8 Kasım 2006 Çarşamba

Üniversite mezunu ama işsiz

kerem özkurt

Ekonomik krizler tüm ülkeyi kavururken, ortalıkta şu lafın dolaştığını hatırlıyorum: Türkiye’de onca iktisat fakültesi ve her sene bu fakültelerden mezun olan binlerce insan varken nasıl oluyor da krize girebiliyor ekonomi?

Birçok üniversitenin ve fakültenin varlığı daha önce de tartışılıyordu. Yeterli öğretim kadrosu, oturmuş bir kampusu, hatta doğru dürüst binası bile olmayan nice fakülteler açıldı. Bu kadar fakülteye ve üniversiteye ihtiyaç var mıydı? Türkiye’nin bu kadar üniversite mezununa ihtiyacı var mıydı?

Rahmetli Özal’ın Türkiye’ye en büyük miraslarından biri herhalde üniversite diplomasının, kişinin iş bilirliğinin/yapabilirliğinin önüne geçmesine izin vermesidir. Üniversite diploması sadece iş bulmanın olmazsa olmaz koşulu olmakla kalmadı işverenlerin de beklentilerini yükseltti.
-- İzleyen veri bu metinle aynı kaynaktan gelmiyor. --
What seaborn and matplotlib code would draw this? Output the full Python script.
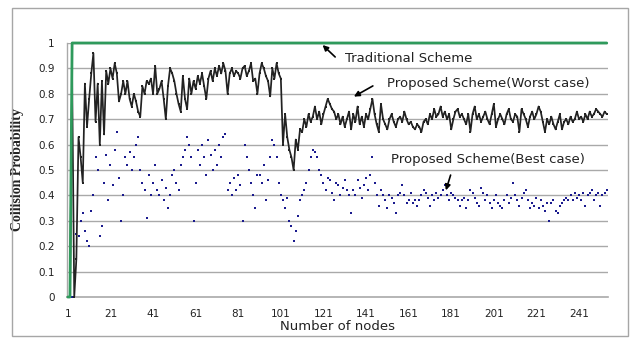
import numpy as np
import pandas as pd
import matplotlib
matplotlib.use("Agg")
import matplotlib.pyplot as plt
from matplotlib.patches import Rectangle
from matplotlib.ticker import FixedLocator, MultipleLocator, FuncFormatter
import seaborn as sns

# ---------------- data ----------------
worst_case = [
    0, 0, 0.87, 0, 0.15, 0.63, 0.55, 0.45, 0.84, 0.67, 0.78, 0.88, 0.96, 0.69, 0.84, 0.60, 0.85, 0.64, 0.89, 0.84,
    0.90, 0.86, 0.92, 0.88, 0.77, 0.80, 0.85, 0.80, 0.85, 0.78, 0.75, 0.80, 0.77, 0.73, 0.71, 0.83, 0.80, 0.85, 0.84, 0.86,
    0.80, 0.91, 0.80, 0.82, 0.85, 0.78, 0.70, 0.83, 0.90, 0.88, 0.85, 0.80, 0.76, 0.73, 0.87, 0.78, 0.74, 0.86, 0.80, 0.85,
    0.82, 0.87, 0.84, 0.88, 0.83, 0.78, 0.86, 0.89, 0.85, 0.90, 0.87, 0.91, 0.88, 0.92, 0.89, 0.80, 0.88, 0.90, 0.87, 0.89,
    0.88, 0.86, 0.90, 0.91, 0.87, 0.89, 0.92, 0.85, 0.86, 0.80, 0.88, 0.92, 0.90, 0.87, 0.85, 0.79, 0.90, 0.86, 0.92, 0.88,
    0.86, 0.60, 0.72, 0.63, 0.58, 0.55, 0.50, 0.62, 0.58, 0.66, 0.65, 0.70, 0.67, 0.72, 0.69, 0.71, 0.75, 0.70, 0.73, 0.68,
    0.72, 0.75, 0.78, 0.76, 0.74, 0.73, 0.70, 0.72, 0.68, 0.71, 0.67, 0.70, 0.73, 0.66, 0.72, 0.69, 0.75, 0.68, 0.71, 0.67,
    0.72, 0.70, 0.74, 0.78, 0.72, 0.68, 0.65, 0.76, 0.70, 0.68, 0.66, 0.70, 0.72, 0.69, 0.67, 0.70, 0.71, 0.69, 0.73, 0.70,
    0.68, 0.69, 0.67, 0.66, 0.68, 0.67, 0.65, 0.69, 0.70, 0.68, 0.72, 0.70, 0.74, 0.71, 0.72, 0.75, 0.71, 0.73, 0.70, 0.72,
    0.66, 0.70, 0.73, 0.74, 0.71, 0.72, 0.70, 0.68, 0.72, 0.65, 0.72, 0.75, 0.70, 0.72, 0.69, 0.71, 0.73, 0.70, 0.68, 0.72,
    0.76, 0.67, 0.70, 0.72, 0.70, 0.68, 0.72, 0.74, 0.70, 0.69, 0.72, 0.71, 0.65, 0.74, 0.72, 0.70, 0.67, 0.71, 0.73, 0.70,
    0.72, 0.75, 0.73, 0.69, 0.65, 0.70, 0.68, 0.71, 0.68, 0.66, 0.69, 0.72, 0.66, 0.69, 0.70, 0.68, 0.71, 0.69, 0.70, 0.73,
    0.70, 0.71, 0.69, 0.72, 0.70, 0.73, 0.71, 0.72, 0.74, 0.73, 0.72, 0.71, 0.73, 0.72,
]

best_case = [
    0, 0, 0, 0, 0.25, 0.24, 0.30, 0.33, 0.26, 0.22, 0.20, 0.34, 0.40, 0.55, 0.50, 0.24, 0.28, 0.45, 0.56, 0.38,
    0.52, 0.44, 0.58, 0.65, 0.47, 0.30, 0.40, 0.55, 0.52, 0.57, 0.50, 0.55, 0.60, 0.63, 0.50, 0.45, 0.42, 0.31, 0.48, 0.40,
    0.45, 0.52, 0.42, 0.40, 0.46, 0.38, 0.43, 0.35, 0.40, 0.48, 0.50, 0.45, 0.42, 0.52, 0.55, 0.58, 0.63, 0.60, 0.55, 0.30,
    0.45, 0.58, 0.52, 0.60, 0.55, 0.48, 0.62, 0.56, 0.50, 0.58, 0.52, 0.60, 0.55, 0.63, 0.64, 0.42, 0.45, 0.40, 0.47, 0.42,
    0.48, 0.44, 0.30, 0.60, 0.55, 0.50, 0.45, 0.40, 0.35, 0.48, 0.48, 0.45, 0.52, 0.38, 0.46, 0.55, 0.62, 0.60, 0.55, 0.45,
    0.40, 0.38, 0.35, 0.39, 0.30, 0.28, 0.22, 0.26, 0.32, 0.38, 0.40, 0.42, 0.45, 0.50, 0.55, 0.58, 0.57, 0.55, 0.50, 0.48,
    0.45, 0.42, 0.47, 0.46, 0.41, 0.38, 0.45, 0.44, 0.40, 0.43, 0.46, 0.42, 0.40, 0.33, 0.42, 0.40, 0.46, 0.43, 0.39, 0.44,
    0.47, 0.42, 0.48, 0.55, 0.45, 0.40, 0.36, 0.42, 0.40, 0.38, 0.35, 0.40, 0.39, 0.37, 0.33, 0.40, 0.41, 0.44, 0.40, 0.37,
    0.38, 0.41, 0.37, 0.38, 0.36, 0.38, 0.40, 0.42, 0.41, 0.39, 0.36, 0.40, 0.38, 0.41, 0.39, 0.40, 0.42, 0.44, 0.40, 0.38,
    0.41, 0.40, 0.39, 0.38, 0.36, 0.38, 0.39, 0.35, 0.38, 0.42, 0.41, 0.39, 0.37, 0.36, 0.43, 0.41, 0.38, 0.40, 0.37, 0.35,
    0.38, 0.40, 0.37, 0.36, 0.35, 0.38, 0.40, 0.37, 0.39, 0.45, 0.40, 0.38, 0.36, 0.39, 0.41, 0.42, 0.38, 0.35, 0.37, 0.36,
    0.39, 0.35, 0.38, 0.36, 0.34, 0.37, 0.30, 0.37, 0.38, 0.34, 0.33, 0.36, 0.37, 0.38, 0.39, 0.38, 0.40, 0.38, 0.41, 0.39,
    0.40, 0.38, 0.41, 0.36, 0.40, 0.41, 0.42, 0.38, 0.40, 0.41, 0.36, 0.40, 0.41, 0.42,
]

n_points = min(len(worst_case), len(best_case))
worst_case = worst_case[:n_points]
best_case = best_case[:n_points]
nodes = list(range(1, n_points + 1))
traditional = [0, 0] + [1.0] * (n_points - 2)

x_tick_labels = [1, 21, 41, 61, 81, 101, 121, 141, 161, 181, 201, 221, 241]
y_ticks = [0, 0.1, 0.2, 0.3, 0.4, 0.5, 0.6, 0.7, 0.8, 0.9, 1.0]

df = pd.DataFrame({"node": nodes, "traditional": traditional,
                   "worst": worst_case, "best": best_case})

# ---------------- figure ----------------
sns.set_style("white")
plt.rcParams["font.family"] = ["DejaVu Sans"]

W, H = 635, 343
fig = plt.figure(figsize=(W / 100, H / 100), dpi=100)
fig.patch.set_facecolor("white")

# outer chart border
fig.add_artist(Rectangle((12 / W, 1 - 336 / H), 616 / W, 328 / H,
                         transform=fig.transFigure, fill=False,
                         edgecolor="#a6a6a6", linewidth=1.0))

ax = fig.add_axes([67 / W, 1 - 297 / H, (608 - 67) / W, (297 - 43) / H])
ax.set_facecolor("white")

grid_c = "#a9a9a9"
for yv in y_ticks[1:]:
    ax.axhline(yv, color=grid_c, linewidth=1.0, zorder=0)

# series
sns.lineplot(data=df, x="node", y="best", ax=ax, linestyle="none",
             marker="s", markersize=1.9, markeredgewidth=0,
             color="#1a1a8e", zorder=3)
sns.lineplot(data=df, x="node", y="worst", ax=ax, color="#222222",
             linewidth=1.25, marker="s", markersize=1.8,
             markeredgewidth=0, zorder=4)
sns.lineplot(data=df, x="node", y="traditional", ax=ax, color="#2f9a5c",
             linewidth=2.0, zorder=5, clip_on=False)

ax.set_xlim(0.6, n_points + 0.6)
ax.set_ylim(0, 1)

ax.xaxis.set_major_locator(FixedLocator(x_tick_labels))
ax.xaxis.set_minor_locator(MultipleLocator(1))
ax.set_xticks(x_tick_labels)
ax.set_xticklabels([str(v) for v in x_tick_labels])
ax.set_yticks(y_ticks)
ax.yaxis.set_major_formatter(FuncFormatter(lambda v, p: "%g" % round(v, 1)))

ax.tick_params(axis="x", which="major", length=3, width=0.8, color=grid_c,
               direction="inout", labelsize=7.5, pad=7, labelcolor="#222222")
ax.tick_params(axis="x", which="minor", length=3, width=0.6, color=grid_c,
               direction="inout")
ax.tick_params(axis="y", which="major", length=0, labelsize=7.5, pad=9,
               labelcolor="#222222")

for side in ["top", "right"]:
    ax.spines[side].set_visible(False)
ax.spines["left"].set_color(grid_c)
ax.spines["left"].set_linewidth(1.0)
ax.spines["bottom"].set_color(grid_c)
ax.spines["bottom"].set_linewidth(1.2)

ax.set_xlabel("Number of nodes", fontsize=9.5, labelpad=1, color="#222222")
ax.set_ylabel("Collision Probability", fontsize=10, fontweight="bold",
              family="Liberation Serif", labelpad=10, color="#222222")

arrow = dict(arrowstyle="-|>", color="black", lw=1.2, mutation_scale=8,
             shrinkA=0, shrinkB=0)
ax.annotate("", xy=(120.6, 0.992), xytext=(126.5, 0.945), arrowprops=arrow,
            annotation_clip=False)
ax.text(131, 0.94, "Traditional Scheme", fontsize=9.5, va="center",
        ha="left", color="#222222")
ax.annotate("", xy=(135.3, 0.789), xytext=(144.2, 0.831), arrowprops=arrow)
ax.text(151, 0.84, "Proposed Scheme(Worst case)", fontsize=9.5,
        va="center", ha="left", color="#222222")
ax.annotate("", xy=(178.5, 0.42), xytext=(180.7, 0.48), arrowprops=arrow)
ax.text(152.5, 0.54, "Proposed Scheme(Best case)", fontsize=9.5,
        va="center", ha="left", color="#222222")

fig.savefig("out.png", dpi=100, facecolor="white")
Üniversite diploması önceden de kıymetliydi ancak 1980'lerden itibaren bu diplomanın kullanılırlığı arttı. İşverenler, aldığı eğitimden veya iş bilirlikten ziyade sadece diplomanın olup olamamasına baktılar. Bu o kadar arttı ki üniversite eğitimi gerektirmeyen işler için bile üniversite diploması birincil koşul haline geldi. Diploma artık bir iş kıstasıydı.

Bu diploma talebini karşılamak için üniversiteler yeni bölümler açtılar, özel üniversitelerin sayısı arttı. Bir sonraki adımda, diploma yerini üniversitenin markasına baktı. Belli başlı üniversiteler öncelikle tercih edilmeye başlandı. Saygın üniversite daha önce de saygındı ve tercih sebebiydi ancak şimdi, bir banka mesela sırf saygın bir üniversiteden mezun diye psikoloji mezunu birini işe alıp onu bankacılık işlemlerinde bir görev verebilmekteydi.
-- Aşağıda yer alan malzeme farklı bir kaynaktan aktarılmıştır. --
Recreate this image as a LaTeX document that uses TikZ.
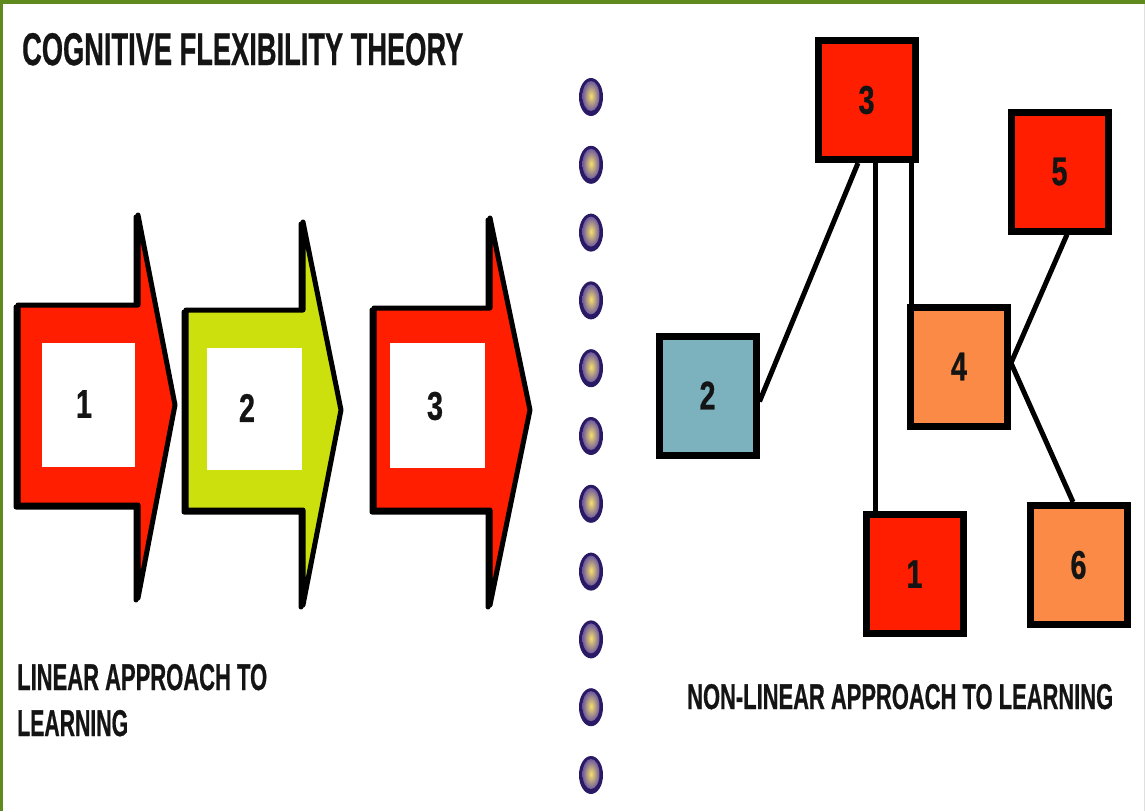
\documentclass[tikz,border=0pt]{standalone}
\usepackage{fontspec}
\setmainfont{Liberation Sans}
\newfontfamily\heavy[BoldFeatures={FakeBold=0.8}]{Liberation Sans}
\usepackage{graphicx}
\usetikzlibrary{calc,backgrounds}
\definecolor{bgreen}{HTML}{5E8A1E}
\definecolor{ared}{HTML}{FF1E00}
\definecolor{ayel}{HTML}{CCE00E}
\definecolor{borange}{HTML}{FA8A45}
\definecolor{bteal}{HTML}{7BB2BE}
\definecolor{dotY}{HTML}{F8E06A}
\definecolor{dotP}{HTML}{6E5A9E}
\definecolor{dotD}{HTML}{2A1A66}
\definecolor{ink}{HTML}{141414}
\newcommand\dig[1]{\scalebox{0.72}[1]{\fontsize{40}{40}\selectfont\heavy\bfseries #1}}
\newcommand\lab[3]{\resizebox{#1}{#2}{\heavy\bfseries #3}}
\begin{document}
\begin{tikzpicture}[x=1pt,y=-1pt,
  arrowshape/.style={draw=black, line width=5pt, line join=round},
  arrowshadow/.style={draw=black, fill=black, line width=5pt, line join=round},
  whitebox/.style={fill=white, inner sep=0pt},
  box/.style={draw=black, line width=7pt, minimum width=97pt, minimum height=119pt, inner sep=0pt, text=ink},
  conn/.style={draw=black, line width=5pt},
  digit/.style={inner sep=0pt, text=ink},
  caption/.style={anchor=base west, inner sep=0pt, text=ink}]
\useasboundingbox (0,0) rectangle (1145,811);
\begin{scope}[on background layer]
  \fill[white] (0,0) rectangle (1145,811);
\end{scope}
% frame
\fill[bgreen] (0,0) rectangle (1145,4);
\fill[bgreen] (0,0) rectangle (3,811);
\draw[gray!25, line width=1pt] (1144,4) -- (1144,811);

% title and captions
\node[caption] (title) at (22,65) {\lab{441pt}{32pt}{COGNITIVE FLEXIBILITY THEORY}};
\node[caption] (lin1) at (17,690) {\lab{250pt}{26pt}{LINEAR APPROACH TO}};
\node[caption] (lin2) at (17,736) {\lab{111pt}{26pt}{LEARNING}};
\node[caption] (nonlin) at (687,709) {\lab{426pt}{25pt}{NON-LINEAR APPROACH TO LEARNING}};

% linear arrows
\begin{scope}[shift={(-2,2)}]
\draw[arrowshadow] (18,305) -- (138,305) -- (138,215) -- (175,405) -- (138,598) -- (138,505) -- (18,505) -- cycle;
\draw[arrowshadow] (186,310) -- (303,310) -- (303,222) -- (341,410) -- (303,605) -- (303,510) -- (186,510) -- cycle;
\draw[arrowshadow] (374,308) -- (490,308) -- (490,218) -- (530,410) -- (490,605) -- (490,510) -- (374,510) -- cycle;
\end{scope}
\draw[arrowshape, fill=ared] (18,305) -- (138,305) -- (138,215) -- (175,405) -- (138,598) -- (138,505) -- (18,505) -- cycle;
\node[whitebox, minimum width=93pt, minimum height=124pt] (w1) at (88.5,405) {};
\node[digit] (d1) at (84,404) {\dig{1}};

\draw[arrowshape, fill=ayel] (186,310) -- (303,310) -- (303,222) -- (341,410) -- (303,605) -- (303,510) -- (186,510) -- cycle;
\node[whitebox, minimum width=95pt, minimum height=122pt] (w2) at (254.5,409) {};
\node[digit] (d2) at (247,408) {\dig{2}};

\draw[arrowshape, fill=ared] (374,308) -- (490,308) -- (490,218) -- (530,410) -- (490,605) -- (490,510) -- (374,510) -- cycle;
\node[whitebox, minimum width=95pt, minimum height=125pt] (w3) at (437.5,405.5) {};
\node[digit] (d3) at (435,406) {\dig{3}};

% dotted divider
\foreach \i in {0,...,10}{
  \fill[dotD] (591,{97+67.8*\i}) ellipse [x radius=12pt, y radius=19pt];
  \shade[inner color=dotY, outer color=dotP] (591,{96+67.8*\i}) ellipse [x radius=8.5pt, y radius=15pt];
}

% non-linear boxes
\node[box, fill=ared] (b3) at (866.5,100) {\dig{3}};
\node[box, fill=ared] (b5) at (1059.5,171.5) {\dig{5}};
\node[box, fill=borange] (b4) at (959,366.5) {\dig{4}};
\node[box, fill=bteal] (b2) at (707.5,395.5) {\dig{2}};
\node[box, fill=ared] (b1) at (914.5,574) {\dig{1}};
\node[box, fill=borange] (b6) at (1078.5,565) {\dig{6}};

\coordinate (p4) at ([yshift=3.5pt]b4.east);
\begin{scope}[on background layer]
  \draw[conn] ([xshift=-8.5pt]b3.south) -- ([yshift=-6pt]b2.east);
  \draw[conn] ([xshift=8.5pt]b3.south) -- ([xshift=8.5pt]b3.south |- b1.north);
  \draw[conn] ([xshift=44.5pt]b3.south) -- ([xshift=44.5pt]b3.south |- b4.north);
  \draw[conn] ([xshift=7.5pt]b5.south) -- (p4);
  \draw[conn] (p4) -- ([xshift=-5.5pt]b6.north);
\end{scope}
\end{tikzpicture}
\end{document}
Bu süreç, diploma ve “marka” üniversiteden mezun olma koşullarının yanına kurumsal birkaç şirkette staj yapma, yurt dışında MBA, 2 yıllık iş deneyimi (her işveren 2 yıllık iş deneyimi ararken 2 yıllık deneyimi olanların nerede deneyim edindiklerini hep merak etmişimdir) gibi birçok ek malzemeyle hala devam etmekte. Sonuç: İşsiz binlerce üniversiteli genç, boşta gezen kalifiye elemanlar, öğrenim alanının dışında çalışmak zorunda kalan bir o kadarı ile eğitimini gördüğü bir iş bulma şansını elde edebilmesine rağmen beyaz yakalı sömürüsüne maruz kalan bir dolu çalışan.

Her işsizliğin sebebi iş olmayışı değildir; bazen uygun işe uygun eleman bulunamaması da işsizlik yaratır. Bizimkisi biraz böyle bir işsizlik bence. Türkiye’de ara elemana ihtiyaç günden güne artmakta. Bu gidişle günün birinde musluğu bozulduğunda fellik fellik tamirci arayıp ancak bir hafta sonrasına randevu alabilecek teknokratlar toplumu haline geleceğiz. Bunun da sebebi işler arasında saygınlık açısından bir hiyerarşi yaratılıp bunun sonuna kadar işletilmesi.

Her anne-babanın isteği çocuğunun üniversite mezunu olması, örneğin hukuk fakültesini bitirip avukat çıkmasıdır. Bu sadece çocuğunun iyi para kazanmasına sağlamak için değil, aynı zamanda zeki, çalışkan ve başarılı olduğunu da kanıtlamak içindir. Okumaya hevesli bir çocuk, istese de meslek lisesine gönderilmez o yüzden. Meslek liseleri de “hanım bunun okuyacağı yok meslek lisesine yazdıralım da mesleği olsun” diyerek serserilerin adam edilmesi için gönderildiği bir yer olmaktan kurtulamaz. Mesleklerin zekilik, çalışkanlık ya da başarıyla yukardan aşağıya sıralanmayıp; iş ahlakı içinde yapılan her işin değer bakımından birbirine eşit sayıldığı bir ortam yaratılmadığı sürece bu bir kısır döngü olmaya mahkûmdur gibime geliyor.